# Task brief
Both boundary lines count: repeat, exactly and alone, the lines from the one containing "Give me the" to the one containing "linewidth=2, markevery=slice(0, len(time)", with pictures left out.

# Dataset content
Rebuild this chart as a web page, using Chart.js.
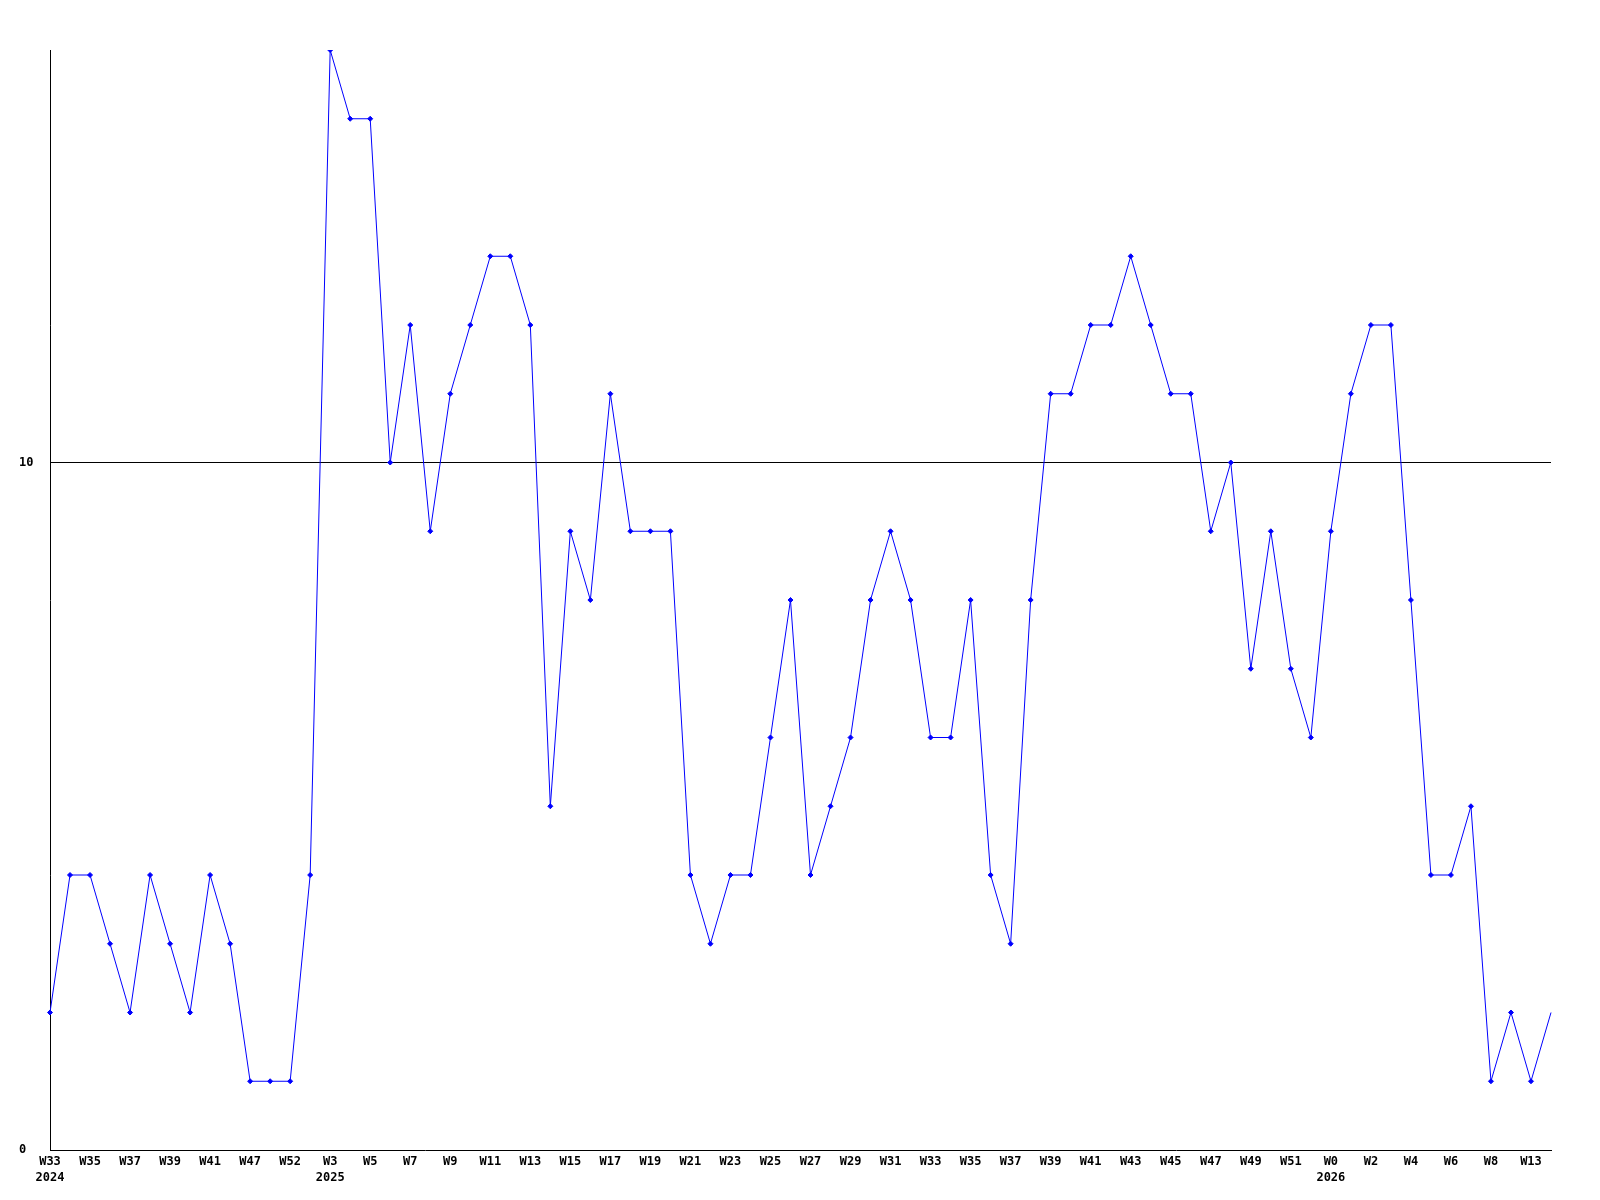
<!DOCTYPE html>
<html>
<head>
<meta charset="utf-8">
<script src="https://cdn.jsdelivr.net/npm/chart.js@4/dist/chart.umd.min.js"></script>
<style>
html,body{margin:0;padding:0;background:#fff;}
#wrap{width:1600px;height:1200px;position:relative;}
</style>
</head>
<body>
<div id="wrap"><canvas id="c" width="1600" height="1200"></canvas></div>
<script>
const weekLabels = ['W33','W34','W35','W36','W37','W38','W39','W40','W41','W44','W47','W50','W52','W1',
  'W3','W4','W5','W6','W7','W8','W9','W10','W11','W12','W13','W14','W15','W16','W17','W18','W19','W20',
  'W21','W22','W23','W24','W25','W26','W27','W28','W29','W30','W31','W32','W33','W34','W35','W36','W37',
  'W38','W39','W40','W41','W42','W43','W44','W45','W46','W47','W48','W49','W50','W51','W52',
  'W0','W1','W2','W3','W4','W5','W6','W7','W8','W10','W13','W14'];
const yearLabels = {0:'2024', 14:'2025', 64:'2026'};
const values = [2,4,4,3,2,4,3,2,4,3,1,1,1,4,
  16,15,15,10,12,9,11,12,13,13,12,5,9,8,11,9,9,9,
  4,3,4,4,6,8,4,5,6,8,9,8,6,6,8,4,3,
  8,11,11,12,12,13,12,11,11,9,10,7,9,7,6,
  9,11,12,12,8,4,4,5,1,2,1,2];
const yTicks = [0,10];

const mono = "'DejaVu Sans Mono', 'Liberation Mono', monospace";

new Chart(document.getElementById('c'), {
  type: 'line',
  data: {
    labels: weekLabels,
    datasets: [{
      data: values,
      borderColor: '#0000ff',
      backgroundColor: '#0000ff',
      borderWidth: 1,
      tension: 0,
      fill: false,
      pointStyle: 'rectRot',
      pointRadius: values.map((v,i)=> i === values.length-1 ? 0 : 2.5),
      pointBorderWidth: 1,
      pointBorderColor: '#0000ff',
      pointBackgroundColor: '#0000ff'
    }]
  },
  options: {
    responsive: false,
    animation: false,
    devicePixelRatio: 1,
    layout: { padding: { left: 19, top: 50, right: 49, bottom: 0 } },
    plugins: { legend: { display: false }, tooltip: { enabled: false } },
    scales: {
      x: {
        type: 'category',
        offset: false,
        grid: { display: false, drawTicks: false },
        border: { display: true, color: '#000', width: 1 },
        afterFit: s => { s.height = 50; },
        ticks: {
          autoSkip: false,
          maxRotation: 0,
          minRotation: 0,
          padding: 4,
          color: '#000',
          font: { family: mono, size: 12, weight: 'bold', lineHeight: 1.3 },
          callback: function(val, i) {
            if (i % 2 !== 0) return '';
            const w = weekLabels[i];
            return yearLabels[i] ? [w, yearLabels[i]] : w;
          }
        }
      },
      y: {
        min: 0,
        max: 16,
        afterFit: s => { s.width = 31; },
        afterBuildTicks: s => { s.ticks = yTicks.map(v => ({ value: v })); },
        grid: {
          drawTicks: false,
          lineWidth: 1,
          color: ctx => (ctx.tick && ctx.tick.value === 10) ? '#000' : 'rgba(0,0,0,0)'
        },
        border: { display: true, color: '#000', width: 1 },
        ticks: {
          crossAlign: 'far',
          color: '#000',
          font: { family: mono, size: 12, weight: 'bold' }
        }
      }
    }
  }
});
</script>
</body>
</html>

==

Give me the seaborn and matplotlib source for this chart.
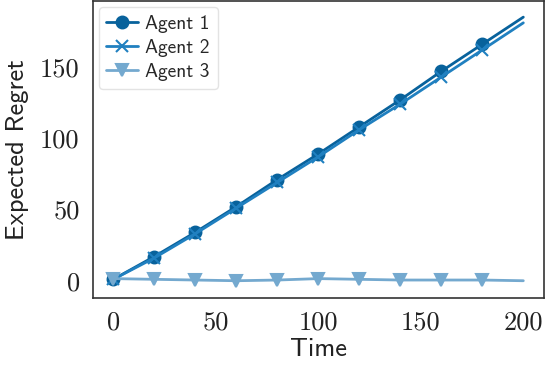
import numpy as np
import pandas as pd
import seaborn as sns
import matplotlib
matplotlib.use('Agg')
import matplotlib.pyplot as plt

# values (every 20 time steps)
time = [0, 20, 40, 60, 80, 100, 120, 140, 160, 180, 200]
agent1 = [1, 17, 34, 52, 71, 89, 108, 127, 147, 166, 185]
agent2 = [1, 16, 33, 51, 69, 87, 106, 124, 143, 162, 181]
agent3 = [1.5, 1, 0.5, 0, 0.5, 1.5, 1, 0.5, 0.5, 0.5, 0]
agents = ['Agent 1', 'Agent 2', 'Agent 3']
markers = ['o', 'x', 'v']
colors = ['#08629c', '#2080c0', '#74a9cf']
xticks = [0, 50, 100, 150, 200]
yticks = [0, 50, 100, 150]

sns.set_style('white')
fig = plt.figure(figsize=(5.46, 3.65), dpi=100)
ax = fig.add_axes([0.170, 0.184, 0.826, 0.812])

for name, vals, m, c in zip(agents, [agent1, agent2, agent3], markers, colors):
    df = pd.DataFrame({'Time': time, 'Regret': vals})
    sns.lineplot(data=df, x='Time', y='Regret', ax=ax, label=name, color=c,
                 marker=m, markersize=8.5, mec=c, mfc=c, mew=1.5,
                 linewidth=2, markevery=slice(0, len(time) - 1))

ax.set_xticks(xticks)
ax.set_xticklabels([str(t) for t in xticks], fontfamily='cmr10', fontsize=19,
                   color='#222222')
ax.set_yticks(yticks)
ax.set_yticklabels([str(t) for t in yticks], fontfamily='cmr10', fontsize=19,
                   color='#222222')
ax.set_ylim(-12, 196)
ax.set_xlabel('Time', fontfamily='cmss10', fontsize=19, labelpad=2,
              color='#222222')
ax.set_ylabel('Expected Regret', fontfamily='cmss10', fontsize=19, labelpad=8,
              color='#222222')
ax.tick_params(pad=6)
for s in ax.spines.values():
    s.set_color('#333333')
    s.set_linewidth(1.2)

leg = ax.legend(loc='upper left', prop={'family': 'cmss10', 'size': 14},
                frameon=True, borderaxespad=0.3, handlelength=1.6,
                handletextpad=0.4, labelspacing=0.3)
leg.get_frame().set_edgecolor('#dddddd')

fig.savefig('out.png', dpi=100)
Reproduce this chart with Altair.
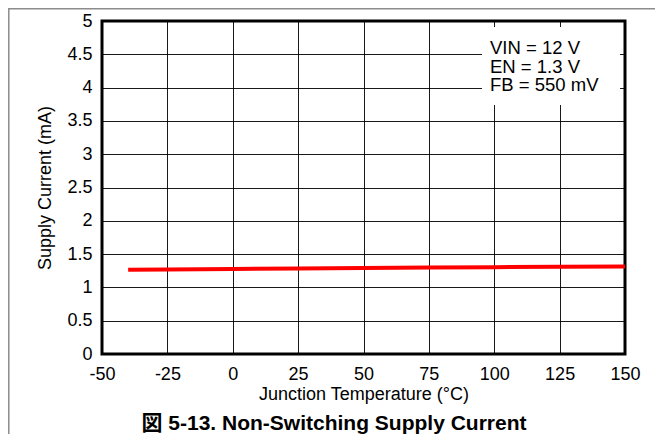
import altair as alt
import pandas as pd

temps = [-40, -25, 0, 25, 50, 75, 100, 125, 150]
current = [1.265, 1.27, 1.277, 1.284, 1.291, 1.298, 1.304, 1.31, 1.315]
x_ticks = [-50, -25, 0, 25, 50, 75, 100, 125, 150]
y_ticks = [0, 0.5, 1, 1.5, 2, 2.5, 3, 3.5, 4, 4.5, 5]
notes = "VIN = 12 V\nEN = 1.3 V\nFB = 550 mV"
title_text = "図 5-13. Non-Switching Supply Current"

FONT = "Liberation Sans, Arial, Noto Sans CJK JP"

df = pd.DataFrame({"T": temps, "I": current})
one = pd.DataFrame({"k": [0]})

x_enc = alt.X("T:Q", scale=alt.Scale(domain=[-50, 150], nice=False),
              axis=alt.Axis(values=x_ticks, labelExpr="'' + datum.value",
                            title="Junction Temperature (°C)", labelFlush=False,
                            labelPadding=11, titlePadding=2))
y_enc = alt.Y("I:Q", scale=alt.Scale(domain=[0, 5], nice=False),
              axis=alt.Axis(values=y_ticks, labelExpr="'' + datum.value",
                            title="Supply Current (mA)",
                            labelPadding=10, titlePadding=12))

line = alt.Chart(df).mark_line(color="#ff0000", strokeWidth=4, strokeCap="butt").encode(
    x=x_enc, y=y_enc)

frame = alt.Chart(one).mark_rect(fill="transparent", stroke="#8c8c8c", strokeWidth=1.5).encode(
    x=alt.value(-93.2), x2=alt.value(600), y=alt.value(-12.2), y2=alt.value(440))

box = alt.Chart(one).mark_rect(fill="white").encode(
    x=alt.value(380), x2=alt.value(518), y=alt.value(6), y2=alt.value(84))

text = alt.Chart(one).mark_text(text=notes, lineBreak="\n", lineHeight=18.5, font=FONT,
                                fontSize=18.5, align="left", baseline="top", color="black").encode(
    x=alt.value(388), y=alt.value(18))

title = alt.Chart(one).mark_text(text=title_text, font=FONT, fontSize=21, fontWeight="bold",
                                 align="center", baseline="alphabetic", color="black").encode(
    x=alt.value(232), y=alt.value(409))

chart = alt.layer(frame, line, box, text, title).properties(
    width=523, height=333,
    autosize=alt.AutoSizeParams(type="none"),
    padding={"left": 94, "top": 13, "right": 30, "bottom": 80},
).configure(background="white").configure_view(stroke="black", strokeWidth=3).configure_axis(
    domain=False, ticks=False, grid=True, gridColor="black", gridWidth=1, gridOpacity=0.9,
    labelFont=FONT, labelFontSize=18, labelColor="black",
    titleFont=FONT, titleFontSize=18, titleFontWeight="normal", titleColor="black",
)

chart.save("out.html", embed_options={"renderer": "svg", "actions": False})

# Exercise output
Give me the seaborn and matplotlib source for this chart.
import numpy as np
import pandas as pd
import seaborn as sns
import matplotlib
matplotlib.use('Agg')
import matplotlib.pyplot as plt

# values (every 20 time steps)
time = [0, 20, 40, 60, 80, 100, 120, 140, 160, 180, 200]
agent1 = [1, 17, 34, 52, 71, 89, 108, 127, 147, 166, 185]
agent2 = [1, 16, 33, 51, 69, 87, 106, 124, 143, 162, 181]
agent3 = [1.5, 1, 0.5, 0, 0.5, 1.5, 1, 0.5, 0.5, 0.5, 0]
agents = ['Agent 1', 'Agent 2', 'Agent 3']
markers = ['o', 'x', 'v']
colors = ['#08629c', '#2080c0', '#74a9cf']
xticks = [0, 50, 100, 150, 200]
yticks = [0, 50, 100, 150]

sns.set_style('white')
fig = plt.figure(figsize=(5.46, 3.65), dpi=100)
ax = fig.add_axes([0.170, 0.184, 0.826, 0.812])

for name, vals, m, c in zip(agents, [agent1, agent2, agent3], markers, colors):
    df = pd.DataFrame({'Time': time, 'Regret': vals})
    sns.lineplot(data=df, x='Time', y='Regret', ax=ax, label=name, color=c,
                 marker=m, markersize=8.5, mec=c, mfc=c, mew=1.5,
                 linewidth=2, markevery=slice(0, len(time) - 1))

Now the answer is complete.